**Challenge:**
In this exercise, the entries below include pictures. Repeat exactly the lines from the line with "Reproduce this chart with matplotlib." to the line with "sp.set_visible(False)", including both, but without the pictures.

**Dataset excerpts:**
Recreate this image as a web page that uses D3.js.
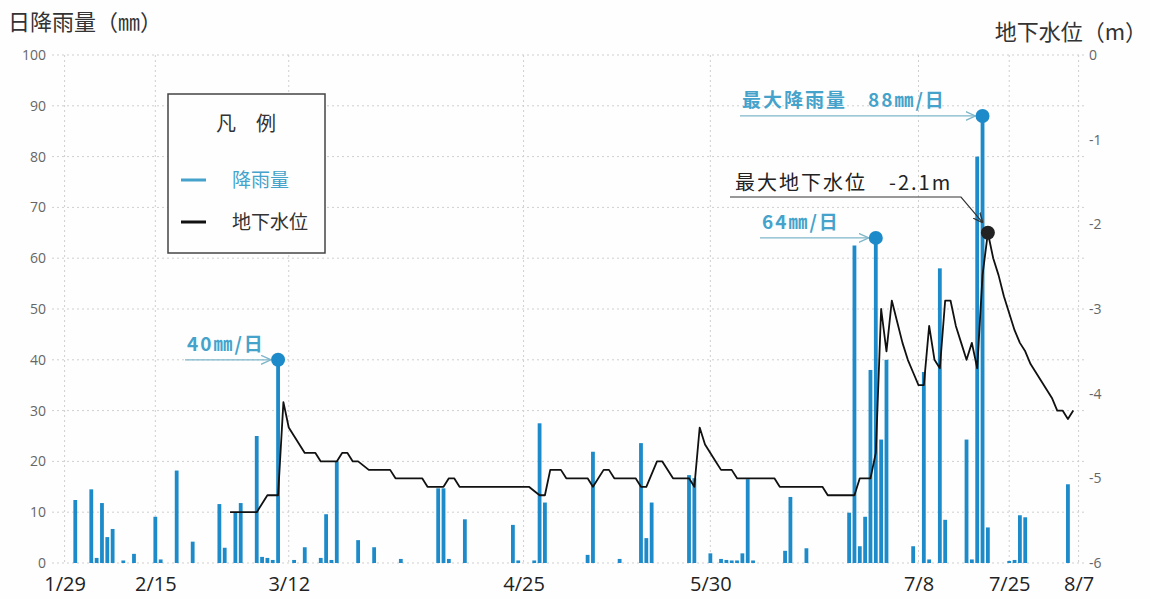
* * *
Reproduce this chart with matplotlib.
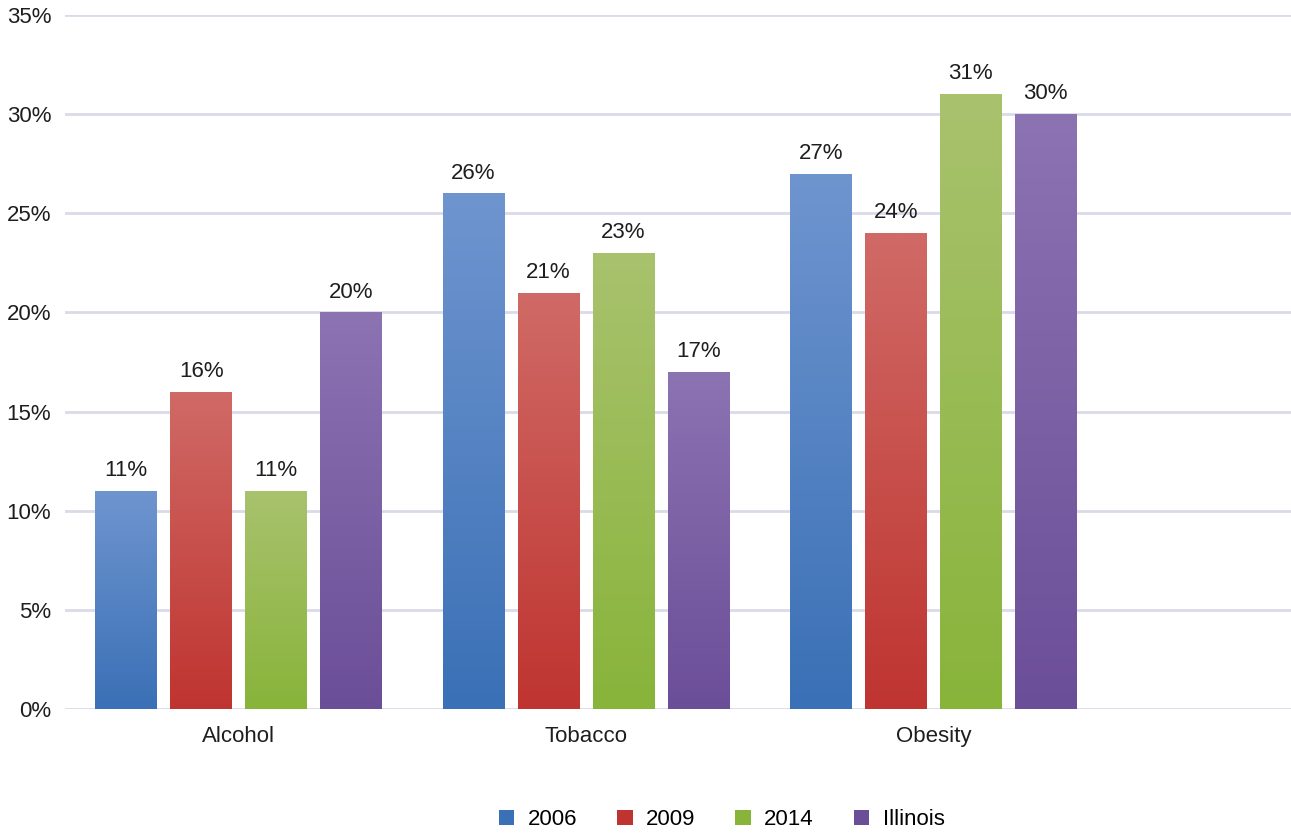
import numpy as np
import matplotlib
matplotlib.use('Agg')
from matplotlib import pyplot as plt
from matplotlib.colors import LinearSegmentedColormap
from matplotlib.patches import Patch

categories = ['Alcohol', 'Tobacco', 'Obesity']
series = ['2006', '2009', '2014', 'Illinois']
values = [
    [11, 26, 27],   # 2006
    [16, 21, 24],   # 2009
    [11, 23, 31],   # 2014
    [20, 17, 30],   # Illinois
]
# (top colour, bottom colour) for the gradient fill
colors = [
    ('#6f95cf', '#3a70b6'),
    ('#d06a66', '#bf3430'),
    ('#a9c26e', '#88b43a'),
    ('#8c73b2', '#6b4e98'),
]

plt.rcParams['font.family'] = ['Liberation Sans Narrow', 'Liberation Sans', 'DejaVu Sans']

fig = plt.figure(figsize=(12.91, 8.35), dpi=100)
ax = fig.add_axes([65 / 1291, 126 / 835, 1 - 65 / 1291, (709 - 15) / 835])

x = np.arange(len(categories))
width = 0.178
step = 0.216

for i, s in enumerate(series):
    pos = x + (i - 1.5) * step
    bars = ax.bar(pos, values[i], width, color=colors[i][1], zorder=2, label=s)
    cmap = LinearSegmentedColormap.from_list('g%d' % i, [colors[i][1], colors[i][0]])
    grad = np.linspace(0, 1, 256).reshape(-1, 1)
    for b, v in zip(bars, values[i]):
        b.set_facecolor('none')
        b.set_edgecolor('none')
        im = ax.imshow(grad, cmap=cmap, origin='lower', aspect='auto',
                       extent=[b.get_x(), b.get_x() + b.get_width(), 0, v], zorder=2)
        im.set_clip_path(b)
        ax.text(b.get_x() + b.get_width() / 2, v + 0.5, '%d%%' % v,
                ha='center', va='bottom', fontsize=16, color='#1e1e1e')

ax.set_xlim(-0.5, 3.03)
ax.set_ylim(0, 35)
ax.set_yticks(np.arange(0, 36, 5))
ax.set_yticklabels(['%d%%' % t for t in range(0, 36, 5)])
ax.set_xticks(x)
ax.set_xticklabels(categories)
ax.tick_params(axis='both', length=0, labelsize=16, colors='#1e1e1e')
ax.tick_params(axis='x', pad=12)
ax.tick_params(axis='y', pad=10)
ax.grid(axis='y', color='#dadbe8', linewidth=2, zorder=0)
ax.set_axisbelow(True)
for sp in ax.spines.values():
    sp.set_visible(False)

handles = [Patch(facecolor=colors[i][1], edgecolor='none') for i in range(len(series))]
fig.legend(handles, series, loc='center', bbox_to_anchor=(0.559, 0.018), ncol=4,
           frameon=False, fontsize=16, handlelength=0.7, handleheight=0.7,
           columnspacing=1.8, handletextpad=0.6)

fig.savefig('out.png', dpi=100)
--
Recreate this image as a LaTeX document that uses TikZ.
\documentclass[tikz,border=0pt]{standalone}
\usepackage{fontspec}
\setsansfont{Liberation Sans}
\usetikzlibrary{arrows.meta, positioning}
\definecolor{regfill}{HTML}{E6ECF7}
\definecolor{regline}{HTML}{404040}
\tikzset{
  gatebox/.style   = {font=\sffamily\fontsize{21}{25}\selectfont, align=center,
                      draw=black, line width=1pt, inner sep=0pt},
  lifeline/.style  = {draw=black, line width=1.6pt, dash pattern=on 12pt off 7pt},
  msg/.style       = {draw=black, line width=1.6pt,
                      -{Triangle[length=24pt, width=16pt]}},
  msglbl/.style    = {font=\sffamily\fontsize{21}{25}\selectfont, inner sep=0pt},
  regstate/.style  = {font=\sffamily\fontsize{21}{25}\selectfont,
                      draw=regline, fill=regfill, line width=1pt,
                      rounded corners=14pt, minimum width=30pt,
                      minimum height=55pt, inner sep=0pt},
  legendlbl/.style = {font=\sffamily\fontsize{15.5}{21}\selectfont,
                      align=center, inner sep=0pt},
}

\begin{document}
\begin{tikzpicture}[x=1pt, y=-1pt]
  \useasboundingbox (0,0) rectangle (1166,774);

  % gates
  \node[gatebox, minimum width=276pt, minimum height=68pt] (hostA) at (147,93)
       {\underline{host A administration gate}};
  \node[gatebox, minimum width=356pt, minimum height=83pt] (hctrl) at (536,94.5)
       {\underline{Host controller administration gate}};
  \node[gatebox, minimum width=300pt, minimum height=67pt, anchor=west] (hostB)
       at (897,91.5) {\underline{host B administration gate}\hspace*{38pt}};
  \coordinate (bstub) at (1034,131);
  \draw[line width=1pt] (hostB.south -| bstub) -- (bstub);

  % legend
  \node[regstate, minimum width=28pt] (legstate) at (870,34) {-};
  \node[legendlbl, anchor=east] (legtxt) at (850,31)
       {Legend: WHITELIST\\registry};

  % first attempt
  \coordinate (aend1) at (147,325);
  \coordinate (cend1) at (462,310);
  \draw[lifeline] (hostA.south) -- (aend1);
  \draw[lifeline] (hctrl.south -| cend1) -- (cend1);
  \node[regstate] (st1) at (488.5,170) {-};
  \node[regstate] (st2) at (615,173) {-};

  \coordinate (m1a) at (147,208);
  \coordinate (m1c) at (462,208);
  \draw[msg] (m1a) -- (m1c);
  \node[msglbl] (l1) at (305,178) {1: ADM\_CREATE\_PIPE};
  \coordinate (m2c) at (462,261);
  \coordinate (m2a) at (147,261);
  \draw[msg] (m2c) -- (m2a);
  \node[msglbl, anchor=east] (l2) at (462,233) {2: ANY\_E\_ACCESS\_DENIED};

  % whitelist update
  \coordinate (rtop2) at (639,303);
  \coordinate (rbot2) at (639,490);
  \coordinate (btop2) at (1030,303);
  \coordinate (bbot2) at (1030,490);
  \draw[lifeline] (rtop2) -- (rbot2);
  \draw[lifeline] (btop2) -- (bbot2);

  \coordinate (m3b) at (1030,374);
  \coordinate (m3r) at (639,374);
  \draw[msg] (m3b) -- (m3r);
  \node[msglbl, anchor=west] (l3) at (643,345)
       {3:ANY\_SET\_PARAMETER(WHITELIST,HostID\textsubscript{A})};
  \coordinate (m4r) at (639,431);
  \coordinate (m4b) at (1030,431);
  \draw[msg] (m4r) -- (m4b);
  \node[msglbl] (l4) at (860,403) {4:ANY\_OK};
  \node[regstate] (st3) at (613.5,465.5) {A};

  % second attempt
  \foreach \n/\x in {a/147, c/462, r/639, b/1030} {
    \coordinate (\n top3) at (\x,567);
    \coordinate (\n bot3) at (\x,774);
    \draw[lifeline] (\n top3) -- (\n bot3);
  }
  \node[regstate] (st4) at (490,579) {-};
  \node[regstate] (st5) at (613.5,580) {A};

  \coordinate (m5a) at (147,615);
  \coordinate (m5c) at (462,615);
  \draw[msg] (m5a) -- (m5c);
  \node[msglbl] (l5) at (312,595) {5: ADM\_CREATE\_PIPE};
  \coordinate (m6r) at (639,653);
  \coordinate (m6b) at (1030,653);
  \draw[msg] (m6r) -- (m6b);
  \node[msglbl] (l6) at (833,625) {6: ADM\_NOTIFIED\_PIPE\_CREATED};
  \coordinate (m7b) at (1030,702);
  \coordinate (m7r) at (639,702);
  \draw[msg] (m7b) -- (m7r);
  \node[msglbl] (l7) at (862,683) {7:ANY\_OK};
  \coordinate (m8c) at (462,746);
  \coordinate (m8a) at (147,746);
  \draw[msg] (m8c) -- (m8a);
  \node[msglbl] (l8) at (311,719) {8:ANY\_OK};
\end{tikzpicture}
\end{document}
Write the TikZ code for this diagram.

**Task response:**
Reproduce this chart with matplotlib.
import numpy as np
import matplotlib
matplotlib.use('Agg')
from matplotlib import pyplot as plt
from matplotlib.colors import LinearSegmentedColormap
from matplotlib.patches import Patch

categories = ['Alcohol', 'Tobacco', 'Obesity']
series = ['2006', '2009', '2014', 'Illinois']
values = [
    [11, 26, 27],   # 2006
    [16, 21, 24],   # 2009
    [11, 23, 31],   # 2014
    [20, 17, 30],   # Illinois
]
# (top colour, bottom colour) for the gradient fill
colors = [
    ('#6f95cf', '#3a70b6'),
    ('#d06a66', '#bf3430'),
    ('#a9c26e', '#88b43a'),
    ('#8c73b2', '#6b4e98'),
]

plt.rcParams['font.family'] = ['Liberation Sans Narrow', 'Liberation Sans', 'DejaVu Sans']

fig = plt.figure(figsize=(12.91, 8.35), dpi=100)
ax = fig.add_axes([65 / 1291, 126 / 835, 1 - 65 / 1291, (709 - 15) / 835])

x = np.arange(len(categories))
width = 0.178
step = 0.216

for i, s in enumerate(series):
    pos = x + (i - 1.5) * step
    bars = ax.bar(pos, values[i], width, color=colors[i][1], zorder=2, label=s)
    cmap = LinearSegmentedColormap.from_list('g%d' % i, [colors[i][1], colors[i][0]])
    grad = np.linspace(0, 1, 256).reshape(-1, 1)
    for b, v in zip(bars, values[i]):
        b.set_facecolor('none')
        b.set_edgecolor('none')
        im = ax.imshow(grad, cmap=cmap, origin='lower', aspect='auto',
                       extent=[b.get_x(), b.get_x() + b.get_width(), 0, v], zorder=2)
        im.set_clip_path(b)
        ax.text(b.get_x() + b.get_width() / 2, v + 0.5, '%d%%' % v,
                ha='center', va='bottom', fontsize=16, color='#1e1e1e')

ax.set_xlim(-0.5, 3.03)
ax.set_ylim(0, 35)
ax.set_yticks(np.arange(0, 36, 5))
ax.set_yticklabels(['%d%%' % t for t in range(0, 36, 5)])
ax.set_xticks(x)
ax.set_xticklabels(categories)
ax.tick_params(axis='both', length=0, labelsize=16, colors='#1e1e1e')
ax.tick_params(axis='x', pad=12)
ax.tick_params(axis='y', pad=10)
ax.grid(axis='y', color='#dadbe8', linewidth=2, zorder=0)
ax.set_axisbelow(True)
for sp in ax.spines.values():
    sp.set_visible(False)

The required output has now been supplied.